[Entries with chart source code]
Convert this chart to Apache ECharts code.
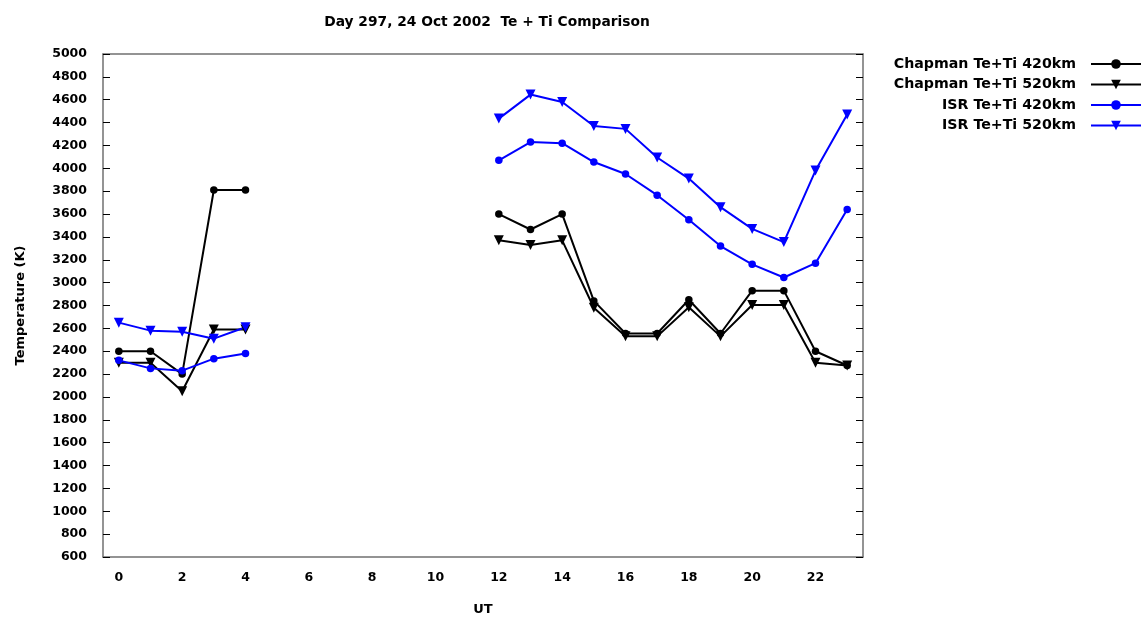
<!DOCTYPE html>
<html>
<head>
<meta charset="utf-8">
<script src="https://cdn.jsdelivr.net/npm/echarts@6/dist/echarts.min.js"></script>
<style>
  html, body { margin: 0; padding: 0; background: #fff; }
  #chart { width: 1146px; height: 621px; }
</style>
</head>
<body>
<div id="chart"></div>
<script>
// UT hours 0..23 (category axis, gaps are null)
var hours = ['0','1','2','3','4','5','6','7','8','9','10','11','12','13','14','15','16','17','18','19','20','21','22','23'];

var chapman420 = [2400, 2400, 2200, 3810, 3810, null, null, null, null, null, null, null,
                  3600, 3465, 3600, 2840, 2555, 2555, 2850, 2555, 2930, 2930, 2400, 2275];
var chapman520 = [2300, 2300, 2050, 2590, 2590, null, null, null, null, null, null, null,
                  3370, 3330, 3370, 2780, 2530, 2530, 2785, 2530, 2805, 2805, 2300, 2275];
var isr420 = [2320, 2250, 2230, 2335, 2380, null, null, null, null, null, null, null,
              4070, 4230, 4220, 4055, 3950, 3765, 3550, 3320, 3160, 3045, 3170, 3640];
var isr520 = [2650, 2580, 2570, 2510, 2610, null, null, null, null, null, null, null,
              4435, 4645, 4580, 4370, 4345, 4095, 3910, 3660, 3470, 3355, 3980, 4470];

var fontFam = 'DejaVu Sans, Verdana, sans-serif';
var frameColor = '#707070';

var myChart = echarts.init(document.getElementById('chart'));

function makeSeries(name, data, color, tri) {
    return {
        name: name,
        type: 'line',
        data: data,
        xAxisIndex: 0,
        yAxisIndex: 0,
        connectNulls: false,
        symbol: tri ? 'triangle' : 'circle',
        symbolRotate: tri ? 180 : 0,
        symbolSize: tri ? 10 : 7.5,
        lineStyle: { color: color, width: 2 },
        itemStyle: { color: color },
        emphasis: { disabled: true },
        animation: false
    };
}

var option = {
    backgroundColor: '#fff',
    title: {
        text: 'Day 297, 24 Oct 2002  Te + Ti Comparison',
        left: 482,
        textAlign: 'center',
        top: 10,
        textStyle: { fontFamily: fontFam, fontSize: 13.8, fontWeight: 'bold', color: '#000' }
    },
    legend: {
        orient: 'vertical',
        right: 4,
        top: 56,
        padding: 0,
        align: 'right',
        itemWidth: 50,
        itemHeight: 12,
        itemGap: 4.5,
        textStyle: { fontFamily: fontFam, fontSize: 14.2, fontWeight: 'bold', color: '#000',
                     lineHeight: 16, padding: [0, 10, 0, 0] },
        data: ['Chapman Te+Ti 420km', 'Chapman Te+Ti 520km', 'ISR Te+Ti 420km', 'ISR Te+Ti 520km']
    },
    grid: { left: 103, right: 283, top: 54, bottom: 60 },
    xAxis: [{
        type: 'category',
        data: hours,
        boundaryGap: true,
        name: 'UT',
        nameLocation: 'middle',
        nameGap: 46,
        nameTextStyle: { fontFamily: fontFam, fontSize: 13, fontWeight: 'bold', color: '#000' },
        axisLine: { lineStyle: { color: frameColor, width: 1.5 } },
        axisTick: { inside: true, length: 7, alignWithLabel: true, interval: 1, lineStyle: { color: '#000' } },
        axisLabel: { interval: 1, margin: 14, fontFamily: fontFam, fontSize: 12.5, fontWeight: 'bold', color: '#000' },
        splitLine: { show: false }
    }, {
        type: 'category',
        data: hours,
        position: 'top',
        boundaryGap: true,
        axisLine: { lineStyle: { color: frameColor, width: 1.5 } },
        axisTick: { inside: true, length: 7, alignWithLabel: true, interval: 1, lineStyle: { color: '#000' } },
        axisLabel: { show: false },
        splitLine: { show: false }
    }],
    yAxis: [{
        type: 'value',
        min: 600,
        max: 5000,
        interval: 200,
        name: 'Temperature (K)',
        nameLocation: 'middle',
        nameGap: 76,
        nameTextStyle: { fontFamily: fontFam, fontSize: 13, fontWeight: 'bold', color: '#000' },
        axisLine: { show: true, lineStyle: { color: frameColor, width: 1.5 } },
        axisTick: { show: true, inside: true, length: 7, lineStyle: { color: '#000' } },
        axisLabel: { margin: 16, fontFamily: fontFam, fontSize: 12.5, fontWeight: 'bold', color: '#000',
                     formatter: function (v) { return String(v); } },
        splitLine: { show: false }
    }, {
        type: 'value',
        min: 600,
        max: 5000,
        interval: 200,
        position: 'right',
        axisLine: { show: true, lineStyle: { color: frameColor, width: 1.5 } },
        axisTick: { show: true, inside: true, length: 7, lineStyle: { color: '#000' } },
        axisLabel: { show: false },
        splitLine: { show: false }
    }],
    series: [
        makeSeries('Chapman Te+Ti 420km', chapman420, '#000000', false),
        makeSeries('Chapman Te+Ti 520km', chapman520, '#000000', true),
        makeSeries('ISR Te+Ti 420km', isr420, '#0000ff', false),
        makeSeries('ISR Te+Ti 520km', isr520, '#0000ff', true)
    ]
};

myChart.setOption(option);
</script>
</body>
</html>
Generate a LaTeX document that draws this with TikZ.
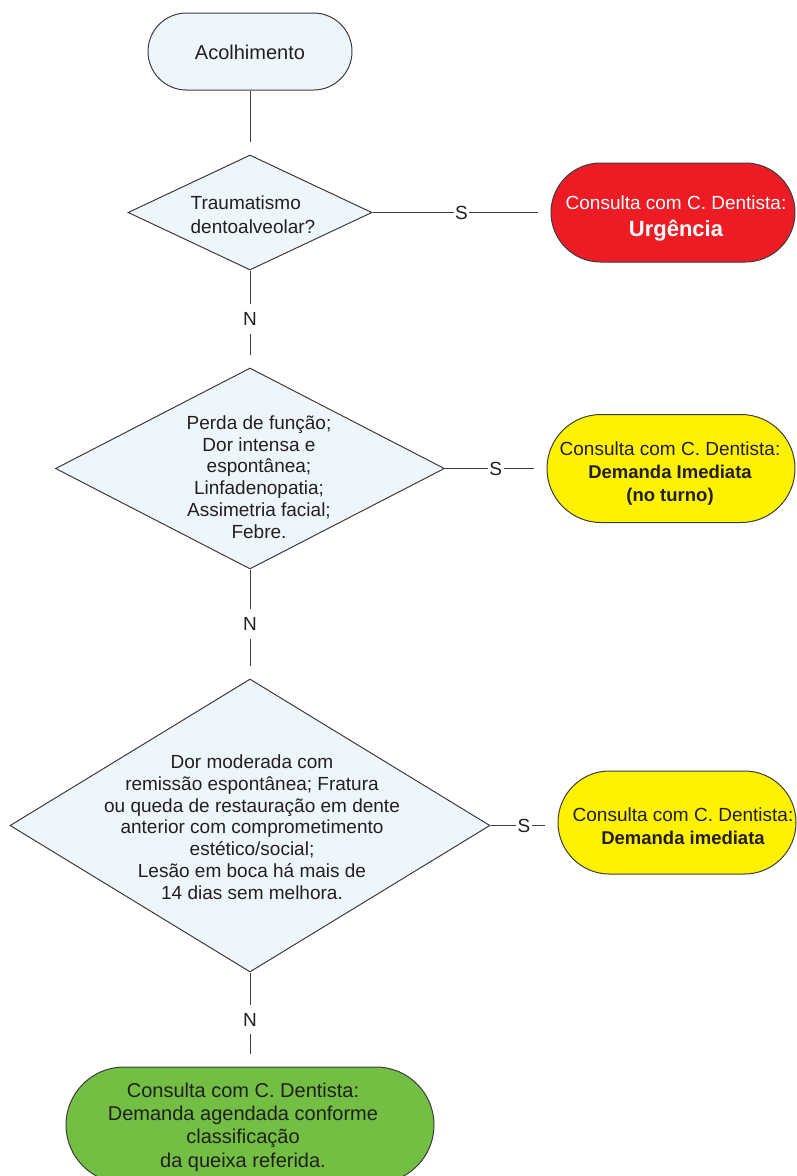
\documentclass[tikz,border=0pt]{standalone}
\usepackage{fontspec}
\setmainfont{Liberation Sans}
\usetikzlibrary{shapes.geometric}

\definecolor{paleblue}{RGB}{238,246,252}
\definecolor{urgred}{RGB}{237,28,36}
\definecolor{imyellow}{RGB}{255,242,0}
\definecolor{schedgreen}{RGB}{114,191,68}
\definecolor{ink}{RGB}{35,31,32}
\definecolor{edgegray}{RGB}{60,60,60}

\tikzset{
  shapebase/.style={draw=edgegray, line width=1pt, inner sep=0pt},
  terminal/.style={shapebase, rectangle},
  decision/.style={shapebase, diamond, fill=paleblue},
  txt/.style={inner sep=0pt, text=ink, align=center},
  link/.style={draw=edgegray, line width=0.9pt, shorten >=13pt},
  answer/.style={fill=white, inner xsep=1.5pt, inner ysep=8pt, text=ink,
                 font=\fontsize{19}{22}\selectfont},
}

\begin{document}
\begin{tikzpicture}[x=1pt, y=-1pt]
\useasboundingbox (0,0) rectangle (796,1176);

% ---- shapes ----
\node[terminal, fill=paleblue, minimum width=204pt, minimum height=77pt,
      rounded corners=38.5pt] (start) at (250,51.5) {};
\node[decision, minimum width=244pt, minimum height=115pt] (q1) at (250,212.5) {};
\node[terminal, fill=urgred, minimum width=244pt, minimum height=99pt,
      rounded corners=49.5pt] (urg) at (673,212.5) {};
\node[decision, minimum width=389pt, minimum height=201pt] (q2) at (250,468.5) {};
\node[terminal, fill=imyellow, minimum width=248pt, minimum height=108pt,
      rounded corners=54pt] (turno) at (671,468.5) {};
\node[decision, minimum width=480pt, minimum height=293pt] (q3) at (250,825.5) {};
\node[terminal, fill=imyellow, minimum width=238pt, minimum height=103pt,
      rounded corners=51.5pt] (imed) at (677,822.5) {};
\node[terminal, fill=schedgreen, minimum width=368pt, minimum height=116pt,
      rounded corners=58pt] (agenda) at (250,1125) {};

% ---- texts ----
\node[txt, font=\fontsize{20}{24}\selectfont] (start-t) at (250,52) {Acolhimento};

\node[txt, align=left, font=\fontsize{19}{24}\selectfont] (q1-t) at (253,215)
  {Traumatismo\\dentoalveolar?};

\node[txt, text=white, font=\fontsize{19}{27}\selectfont] (urg-t) at (676,218)
  {Consulta com C. Dentista:\\{\bfseries\fontsize{22}{27}\selectfont Urgência}};

\node[txt, font=\fontsize{19}{21.7}\selectfont] (q2-t) at (259,477)
  {Perda de função;\\Dor intensa e\\espontânea;\\Linfadenopatia;\\Assimetria facial;\\Febre.};

\node[txt, font=\fontsize{19}{23}\selectfont] (turno-t) at (670,474)
  {Consulta com C. Dentista:\\{\bfseries\fontsize{18.5}{23}\selectfont Demanda Imediata}\\{\bfseries\fontsize{18.5}{23}\selectfont (no turno)}};

\node[txt, font=\fontsize{19}{21.8}\selectfont] (q3-t) at (252,827)
  {Dor moderada com\\remissão espontânea; Fratura\\ou queda de restauração em dente\\anterior com comprometimento\\estético/social;\\Lesão em boca há mais de\\14 dias sem melhora.};

\node[txt, font=\fontsize{19}{23}\selectfont] (imed-t) at (683,826.5)
  {Consulta com C. Dentista:\\{\bfseries\fontsize{18.5}{23}\selectfont Demanda imediata}};

\node[txt, font=\fontsize{20}{23.4}\selectfont] (agenda-t) at (243,1127)
  {Consulta com C. Dentista:\\Demanda agendada conforme\\classificação\\da queixa referida.};

% ---- connectors ----
\draw[link] (start) -- (q1);
\draw[link] (q1) -- node[answer] (s1) {S} (urg);
\draw[link] (q1) -- node[answer] (n1) {N} (q2);
\draw[link] (q2) -- node[answer] (s2) {S} (q2 -| turno.west);
\draw[link] (q2) -- node[answer] (n2) {N} (q3);
\draw[link] (q3.east) -- node[answer] (s3) {S} (q3.east -| imed.west);
\draw[link] (q3) -- node[answer] (n3) {N} (agenda);

\end{tikzpicture}
\end{document}
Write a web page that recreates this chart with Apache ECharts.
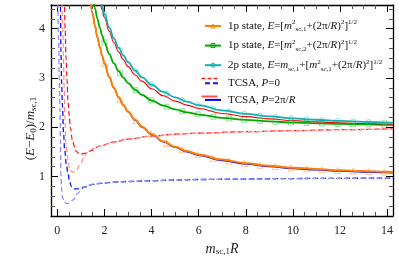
<!DOCTYPE html>
<html><head><meta charset="utf-8">
<script src="https://cdn.jsdelivr.net/npm/echarts@6/dist/echarts.min.js"></script>
<style>html,body{margin:0;padding:0;background:#fff}#c{width:399px;height:268px}</style>
</head><body><div id="c"></div>
<script>
// ---- axis ticks ----
const xTicks = [0, 2, 4, 6, 8, 10, 12, 14];
const xMinor = [0.5, 1, 1.5, 2.5, 3, 3.5, 4.5, 5, 5.5, 6.5, 7, 7.5, 8.5, 9, 9.5, 10.5, 11, 11.5, 12.5, 13, 13.5];
const yTicks = [1, 2, 3, 4];
const yMinor = [0.4, 0.6, 0.8, 1.2, 1.4, 1.6, 1.8, 2.2, 2.4, 2.6, 2.8, 3.2, 3.4, 3.6, 3.8, 4.2, 4.4];

// ---- solid curves (theory + TCSA, P=2pi/R) ----
const R_solid = [1.4, 1.5, 1.6, 1.7, 1.8, 1.9, 2.0, 2.2, 2.4, 2.6, 2.8, 3.0, 3.3, 3.6, 4.0, 4.5, 5, 5.5, 6, 7, 8, 9, 10, 11, 12, 13, 14, 14.25];
const orange1p = [4.598, 4.307, 4.052, 3.829, 3.631, 3.455, 3.297, 3.026, 2.802, 2.615, 2.457, 2.321, 2.151, 2.011, 1.862, 1.717, 1.606, 1.518, 1.448, 1.344, 1.272, 1.220, 1.181, 1.152, 1.129, 1.111, 1.096, 1.093];
const blueTCSA = [4.590, 4.300, 4.045, 3.822, 3.624, 3.448, 3.290, 3.018, 2.794, 2.606, 2.448, 2.311, 2.140, 1.999, 1.849, 1.703, 1.590, 1.501, 1.430, 1.325, 1.253, 1.201, 1.162, 1.133, 1.110, 1.092, 1.077, 1.074];
const green1p = [4.913, 4.642, 4.407, 4.202, 4.023, 3.865, 3.724, 3.487, 3.295, 3.137, 3.006, 2.896, 2.761, 2.654, 2.543, 2.439, 2.362, 2.303, 2.258, 2.192, 2.149, 2.118, 2.096, 2.080, 2.067, 2.058, 2.050, 2.048];
const cyan2p = [5.598, 5.307, 5.052, 4.829, 4.631, 4.455, 4.297, 4.026, 3.802, 3.615, 3.457, 3.321, 3.151, 3.011, 2.862, 2.717, 2.606, 2.518, 2.448, 2.344, 2.272, 2.220, 2.181, 2.152, 2.129, 2.111, 2.096, 2.093];
const redTCSA = [5.5, 5.2, 4.96, 4.74, 4.55, 4.38, 4.22, 3.95, 3.72, 3.53, 3.37, 3.23, 3.06, 2.93, 2.78, 2.64, 2.53, 2.45, 2.38, 2.28, 2.215, 2.17, 2.135, 2.11, 2.09, 2.075, 2.065, 2.062];

// ---- markers ----
const R_marks = [2, 2.66, 3.32, 3.98, 4.64, 5.3, 5.96, 6.62, 7.28, 7.94, 8.6, 9.26, 9.92, 10.58, 11.24, 11.9, 12.56, 13.22, 13.88];
const orangeMarks = [3.30, 2.56, 2.135, 1.865, 1.675, 1.545, 1.445, 1.37, 1.312, 1.266, 1.229, 1.20, 1.176, 1.155, 1.138, 1.124, 1.111, 1.10, 1.091];
const greenMarks = [3.724, 3.095, 2.754, 2.548, 2.415, 2.325, 2.261, 2.214, 2.178, 2.151, 2.129, 2.112, 2.098, 2.086, 2.077, 2.069, 2.062, 2.056, 2.051];
const cyanMarks = [4.297, 3.565, 3.141, 2.871, 2.683, 2.551, 2.453, 2.379, 2.321, 2.275, 2.238, 2.208, 2.184, 2.163, 2.146, 2.131, 2.118, 2.107, 2.098];

// ---- dashed TCSA, P=0 ----
const R_blueA = [0.02, 0.05, 0.08, 0.11, 0.13, 0.15, 0.18, 0.22, 0.3, 0.42, 0.55, 0.65, 0.87, 1.02, 1.2, 1.5, 1.8, 2.5, 3, 4, 5, 6, 8, 10, 12, 14.25];
const blueA = [4.6, 3.8, 3.0, 2.4, 1.75, 1.05, 0.75, 0.57, 0.48, 0.45, 0.48, 0.52, 0.66, 0.75, 0.8, 0.84, 0.86, 0.89, 0.9, 0.915, 0.93, 0.94, 0.95, 0.96, 0.965, 0.97];
const R_blueB = [0.11, 0.13, 0.15, 0.18, 0.22, 0.26, 0.31, 0.38, 0.45, 0.52, 0.59, 0.7, 0.85, 1.0, 1.16, 1.5, 1.8, 2.5, 3, 4, 5, 6, 8, 10, 12, 14.25];
const blueB = [4.6, 4.44, 3.6, 2.9, 2.4, 1.9, 1.54, 1.25, 1.06, 0.9, 0.8, 0.75, 0.75, 0.77, 0.79, 0.84, 0.86, 0.89, 0.9, 0.915, 0.93, 0.94, 0.95, 0.96, 0.965, 0.97];
const R_redC = [0.3, 0.33, 0.37, 0.41, 0.45, 0.5, 0.55, 0.65, 0.78, 0.95, 1.15, 1.4, 1.8, 2.4, 3, 4, 5, 6, 8, 10, 12, 14.25];
const redC = [4.6, 4.0, 3.4, 2.95, 2.55, 2.25, 2.0, 1.7, 1.52, 1.45, 1.47, 1.52, 1.62, 1.7, 1.76, 1.82, 1.86, 1.88, 1.91, 1.93, 1.95, 1.97];
const R_redD = [0.2, 0.225, 0.26, 0.29, 0.32, 0.36, 0.44, 0.51, 0.6, 0.68, 0.8, 1.0, 1.14, 1.3, 1.5, 1.8, 2.4, 3, 4, 5, 6, 8, 10, 12, 14.25];
const redD = [4.6, 4.1, 3.4, 2.8, 2.2, 1.7, 1.37, 1.17, 1.1, 1.09, 1.13, 1.27, 1.42, 1.5, 1.56, 1.62, 1.7, 1.76, 1.82, 1.86, 1.88, 1.91, 1.93, 1.95, 1.97];

const zip = (xs, ys) => xs.map((x, i) => [x, ys[i]]);

const SERIF = 'Liberation Serif';
const NAME_1 = '1p state, E=[m²sc,1+(2π/R)²]^1/2';
const NAME_2 = '1p state, E=[m²sc,2+(2π/R)²]^1/2';
const NAME_3 = '2p state, E=msc,1+[m²sc,1+(2π/R)²]^1/2';
const NAME_4 = 'TCSA, P=0';
const NAME_5 = 'TCSA, P=2π/R';
const LF = 11, LS = 7, LH = 14;
const richLegend = {
  t: {fontFamily: SERIF, fontSize: LF, lineHeight: LH, color: '#111'},
  i: {fontFamily: SERIF, fontSize: LF, lineHeight: LH, fontStyle: 'italic', color: '#111'},
  sup: {fontFamily: SERIF, fontSize: LS, lineHeight: 8, verticalAlign: 'top', color: '#111'},
  sub: {fontFamily: SERIF, fontSize: LS, lineHeight: 8, verticalAlign: 'bottom', color: '#111'}
};
const legendText = {};
legendText[NAME_1] = '{t|1p state, }{i|E}{t|=[}{i|m}{sup|2}{sub|sc,1}{t|+(2π/}{i|R}{t|)}{sup|2}{t|]}{sup|1/2}';
legendText[NAME_2] = '{t|1p state, }{i|E}{t|=[}{i|m}{sup|2}{sub|sc,2}{t|+(2π/}{i|R}{t|)}{sup|2}{t|]}{sup|1/2}';
legendText[NAME_3] = '{t|2p state, }{i|E}{t|=}{i|m}{sub|sc,1}{t|+[}{i|m}{sup|2}{sub|sc,1}{t|+(2π/}{i|R}{t|)}{sup|2}{t|]}{sup|1/2}';
legendText[NAME_4] = '{t|TCSA, }{i|P}{t|=0}';
legendText[NAME_5] = '{t|TCSA, }{i|P}{t|=2π/}{i|R}';

const baseLine = (name, xs, ys, color, width, type, z, extra) => Object.assign({
  name: name, type: 'line', data: zip(xs, ys), showSymbol: false, symbol: 'none',
  smooth: 0.4, smoothMonotone: 'x', clip: true, z: z,
  lineStyle: {color: color, width: width, type: type}, itemStyle: {color: color},
  emphasis: {disabled: true}
}, extra || {});

const axisX = (pos, ticks, len, showLabel, showLine, col) => ({
  type: 'value', position: pos, min: -0.27, max: 14.25, gridIndex: 0,
  axisLine: {show: showLine, onZero: false, lineStyle: {color: '#000', width: 1.3}},
  axisTick: {show: true, inside: true, length: len, customValues: ticks, lineStyle: {color: col, width: 1}},
  axisLabel: {show: showLabel, customValues: xTicks, fontFamily: SERIF, fontSize: 12, color: '#222', margin: 9},
  splitLine: {show: false}
});
const axisY = (pos, ticks, len, showLabel, showLine, col) => ({
  type: 'value', position: pos, min: 0.2, max: 4.48, gridIndex: 0,
  axisLine: {show: showLine, onZero: false, lineStyle: {color: '#000', width: 1.3}},
  axisTick: {show: true, inside: true, length: len, customValues: ticks, lineStyle: {color: col, width: 1}},
  axisLabel: {show: showLabel, customValues: yTicks, fontFamily: SERIF, fontSize: 12, color: '#222', margin: 6},
  splitLine: {show: false}
});

const xa0 = axisX('bottom', xTicks, 7, true, true, '#000');
xa0.name = '{i|m}{sub|sc,1}{i|R}';
xa0.nameLocation = 'middle';
xa0.nameGap = 23;
xa0.nameTextStyle = {rich: {
  i: {fontFamily: SERIF, fontSize: 14, fontStyle: 'italic', color: '#222'},
  sub: {fontFamily: SERIF, fontSize: 9, padding: [6, 0, 0, 0], color: '#222'}
}};
const ya0 = axisY('left', yTicks, 7, true, true, '#000');
ya0.name = '{t|(}{i|E}{t|−}{i|E}{sub|0}{t|)/}{i|m}{sub|sc,1}';
ya0.nameLocation = 'middle';
ya0.nameGap = 13;
ya0.nameMoveOverlap = false;
ya0.nameTextStyle = {padding: [0, 36, 0, 0], rich: {
  t: {fontFamily: SERIF, fontSize: 13, color: '#222'},
  i: {fontFamily: SERIF, fontSize: 13, fontStyle: 'italic', color: '#222'},
  sub: {fontFamily: SERIF, fontSize: 9, padding: [6, 0, 0, 0], color: '#222'}
}};

const hollow = (c) => ({color: 'rgba(0,0,0,0)', borderColor: c, borderWidth: 1});

const option = {
  animation: false,
  backgroundColor: '#fff',
  grid: {left: 51, right: 6, top: 5, bottom: 52, containLabel: false},
  xAxis: [xa0, axisX('bottom', xMinor, 4, false, false, '#555'), axisX('top', xTicks, 7, false, true, '#000'), axisX('top', xMinor, 4, false, false, '#555')],
  yAxis: [ya0, axisY('left', yMinor, 4, false, false, '#555'), axisY('right', yTicks, 7, false, true, '#000'), axisY('right', yMinor, 4, false, false, '#555')],
  legend: {
    show: true, orient: 'vertical', left: 199, top: 14, itemGap: 5.6,
    itemWidth: 16, itemHeight: 5, selectedMode: false,
    data: [
      {name: NAME_1, itemStyle: hollow('#ff8000')},
      {name: NAME_2, itemStyle: hollow('#00a800')},
      {name: NAME_3, itemStyle: hollow('#10b0b0')},
      {name: NAME_4, itemStyle: {opacity: 0}},
      {name: NAME_5, itemStyle: {opacity: 0}}
    ],
    formatter: (n) => legendText[n],
    textStyle: {rich: richLegend, padding: [0, 0, 0, 2]}
  },
  graphic: [
    {type: 'line', left: 199, top: 76, z: 100, shape: {x1: 0, y1: 0, x2: 16, y2: 0},
      style: {stroke: '#ff2020', lineWidth: 1.3, lineDash: [4, 2]}},
    {type: 'line', left: 199, top: 94, z: 100, shape: {x1: 0, y1: 0, x2: 16, y2: 0},
      style: {stroke: '#ff5050', lineWidth: 2}}
  ],
  series: [
    baseLine(NAME_4, R_blueB, blueB, '#1010ff', 1.3, [5, 3], 2),
    baseLine('P0 blue b', R_blueA, blueA, '#8a8aff', 1.3, [5, 3], 2, {lineStyle: {color: '#8a8aff', width: 1.3, type: [5, 3], dashOffset: 4}}),
    baseLine('P0 red c', R_redC, redC, '#ff1010', 1.2, [5, 3], 3),
    baseLine('P0 red d', R_redD, redD, '#ff8a8a', 1.2, [5, 3], 3, {lineStyle: {color: '#ff8a8a', width: 1.2, type: [5, 3], dashOffset: 4}}),
    baseLine(NAME_5, R_solid, blueTCSA, '#0000ff', 1.2, 'solid', 4),
    baseLine(NAME_1, R_solid, orange1p, '#ff8000', 2, 'solid', 5, {symbol: 'triangle'}),
    baseLine(NAME_2, R_solid, green1p, '#00a800', 1.8, 'solid', 5, {symbol: 'rect'}),
    baseLine('P2 red', R_solid, redTCSA, '#ff0000', 1.1, 'solid', 6),
    baseLine(NAME_3, R_solid, cyan2p, '#10b0b0', 1.8, 'solid', 6, {symbol: 'circle'}),
    {name: 'orange marks', type: 'scatter', data: zip(R_marks, orangeMarks), symbol: 'triangle', symbolSize: 6, z: 7,
      itemStyle: hollow('rgba(255,140,40,0.6)')},
    {name: 'green marks', type: 'scatter', data: zip(R_marks, greenMarks), symbol: 'rect', symbolSize: 5, z: 7,
      itemStyle: hollow('rgba(40,190,40,0.6)')},
    {name: 'cyan marks', type: 'scatter', data: zip(R_marks, cyanMarks), symbol: 'circle', symbolSize: 5, z: 7,
      itemStyle: hollow('rgba(30,190,190,0.6)')}
  ]
};
const chart = echarts.init(document.getElementById('c'), null, {renderer: 'canvas'});
chart.setOption(option);
</script>
</body></html>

Work to do. In the listing above, find the line with "Generate a LaTeX" and the line with "(0,0) rectangle (796,1176);". Copy both of them and every line between, exactly, but not the pictures.

Solution below.
Generate a LaTeX document that draws this with TikZ.
\documentclass[tikz,border=0pt]{standalone}
\usepackage{fontspec}
\setmainfont{Liberation Sans}
\usetikzlibrary{shapes.geometric}

\definecolor{paleblue}{RGB}{238,246,252}
\definecolor{urgred}{RGB}{237,28,36}
\definecolor{imyellow}{RGB}{255,242,0}
\definecolor{schedgreen}{RGB}{114,191,68}
\definecolor{ink}{RGB}{35,31,32}
\definecolor{edgegray}{RGB}{60,60,60}

\tikzset{
  shapebase/.style={draw=edgegray, line width=1pt, inner sep=0pt},
  terminal/.style={shapebase, rectangle},
  decision/.style={shapebase, diamond, fill=paleblue},
  txt/.style={inner sep=0pt, text=ink, align=center},
  link/.style={draw=edgegray, line width=0.9pt, shorten >=13pt},
  answer/.style={fill=white, inner xsep=1.5pt, inner ysep=8pt, text=ink,
                 font=\fontsize{19}{22}\selectfont},
}

\begin{document}
\begin{tikzpicture}[x=1pt, y=-1pt]
\useasboundingbox (0,0) rectangle (796,1176);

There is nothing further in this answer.